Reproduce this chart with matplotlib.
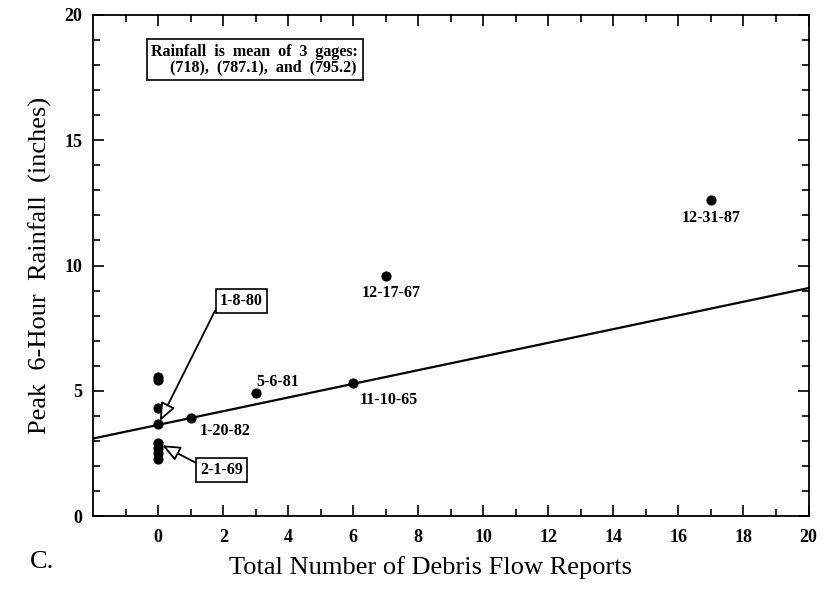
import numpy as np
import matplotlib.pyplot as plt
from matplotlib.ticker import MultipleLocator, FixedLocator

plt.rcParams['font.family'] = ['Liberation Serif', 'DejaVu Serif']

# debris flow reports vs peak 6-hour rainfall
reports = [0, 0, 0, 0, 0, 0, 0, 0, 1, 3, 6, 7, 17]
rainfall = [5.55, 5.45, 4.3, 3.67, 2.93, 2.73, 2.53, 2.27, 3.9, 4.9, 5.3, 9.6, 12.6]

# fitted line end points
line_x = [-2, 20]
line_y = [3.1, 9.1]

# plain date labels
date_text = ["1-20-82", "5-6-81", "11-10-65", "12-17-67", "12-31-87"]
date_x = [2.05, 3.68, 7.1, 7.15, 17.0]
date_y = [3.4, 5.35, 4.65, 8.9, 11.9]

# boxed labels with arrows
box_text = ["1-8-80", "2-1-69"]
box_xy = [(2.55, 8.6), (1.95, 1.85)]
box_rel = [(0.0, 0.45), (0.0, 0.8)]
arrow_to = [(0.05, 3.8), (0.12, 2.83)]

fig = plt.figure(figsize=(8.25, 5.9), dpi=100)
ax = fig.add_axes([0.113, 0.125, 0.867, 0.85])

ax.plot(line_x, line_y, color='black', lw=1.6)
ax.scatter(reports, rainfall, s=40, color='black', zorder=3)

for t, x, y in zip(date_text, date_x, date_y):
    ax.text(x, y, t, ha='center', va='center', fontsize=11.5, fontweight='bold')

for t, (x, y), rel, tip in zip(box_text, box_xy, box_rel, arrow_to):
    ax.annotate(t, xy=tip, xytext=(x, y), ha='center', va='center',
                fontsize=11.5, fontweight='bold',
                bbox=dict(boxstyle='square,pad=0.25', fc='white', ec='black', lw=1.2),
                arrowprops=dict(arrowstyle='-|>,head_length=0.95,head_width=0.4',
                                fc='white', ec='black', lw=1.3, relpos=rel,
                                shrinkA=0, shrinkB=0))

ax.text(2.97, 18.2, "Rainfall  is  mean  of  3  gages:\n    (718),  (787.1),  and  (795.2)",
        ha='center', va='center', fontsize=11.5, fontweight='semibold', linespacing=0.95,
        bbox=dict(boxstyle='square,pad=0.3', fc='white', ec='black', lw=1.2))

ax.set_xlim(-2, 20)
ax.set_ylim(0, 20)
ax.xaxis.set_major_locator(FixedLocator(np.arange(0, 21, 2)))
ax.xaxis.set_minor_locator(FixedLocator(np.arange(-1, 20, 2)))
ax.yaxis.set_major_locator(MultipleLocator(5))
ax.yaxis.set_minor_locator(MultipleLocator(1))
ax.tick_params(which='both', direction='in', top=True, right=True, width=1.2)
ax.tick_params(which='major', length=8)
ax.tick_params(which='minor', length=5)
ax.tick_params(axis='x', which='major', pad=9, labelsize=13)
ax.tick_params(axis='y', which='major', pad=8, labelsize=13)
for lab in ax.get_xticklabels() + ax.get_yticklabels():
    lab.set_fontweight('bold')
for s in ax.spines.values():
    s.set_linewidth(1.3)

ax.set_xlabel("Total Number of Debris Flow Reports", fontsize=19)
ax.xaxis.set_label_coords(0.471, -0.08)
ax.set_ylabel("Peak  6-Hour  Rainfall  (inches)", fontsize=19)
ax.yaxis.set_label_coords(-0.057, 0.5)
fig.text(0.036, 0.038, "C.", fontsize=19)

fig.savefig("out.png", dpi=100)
* * * * * * *
- **Exercise goal**: Set down again, exactly, the lines of the material above from its first line to the one with "va='center', fontsize=11.5, fontweight='bold')", inclusive. Leave the pictures out.

- **Output below**:
Reproduce this chart with matplotlib.
import numpy as np
import matplotlib.pyplot as plt
from matplotlib.ticker import MultipleLocator, FixedLocator

plt.rcParams['font.family'] = ['Liberation Serif', 'DejaVu Serif']

# debris flow reports vs peak 6-hour rainfall
reports = [0, 0, 0, 0, 0, 0, 0, 0, 1, 3, 6, 7, 17]
rainfall = [5.55, 5.45, 4.3, 3.67, 2.93, 2.73, 2.53, 2.27, 3.9, 4.9, 5.3, 9.6, 12.6]

# fitted line end points
line_x = [-2, 20]
line_y = [3.1, 9.1]

# plain date labels
date_text = ["1-20-82", "5-6-81", "11-10-65", "12-17-67", "12-31-87"]
date_x = [2.05, 3.68, 7.1, 7.15, 17.0]
date_y = [3.4, 5.35, 4.65, 8.9, 11.9]

# boxed labels with arrows
box_text = ["1-8-80", "2-1-69"]
box_xy = [(2.55, 8.6), (1.95, 1.85)]
box_rel = [(0.0, 0.45), (0.0, 0.8)]
arrow_to = [(0.05, 3.8), (0.12, 2.83)]

fig = plt.figure(figsize=(8.25, 5.9), dpi=100)
ax = fig.add_axes([0.113, 0.125, 0.867, 0.85])

ax.plot(line_x, line_y, color='black', lw=1.6)
ax.scatter(reports, rainfall, s=40, color='black', zorder=3)

for t, x, y in zip(date_text, date_x, date_y):
    ax.text(x, y, t, ha='center', va='center', fontsize=11.5, fontweight='bold')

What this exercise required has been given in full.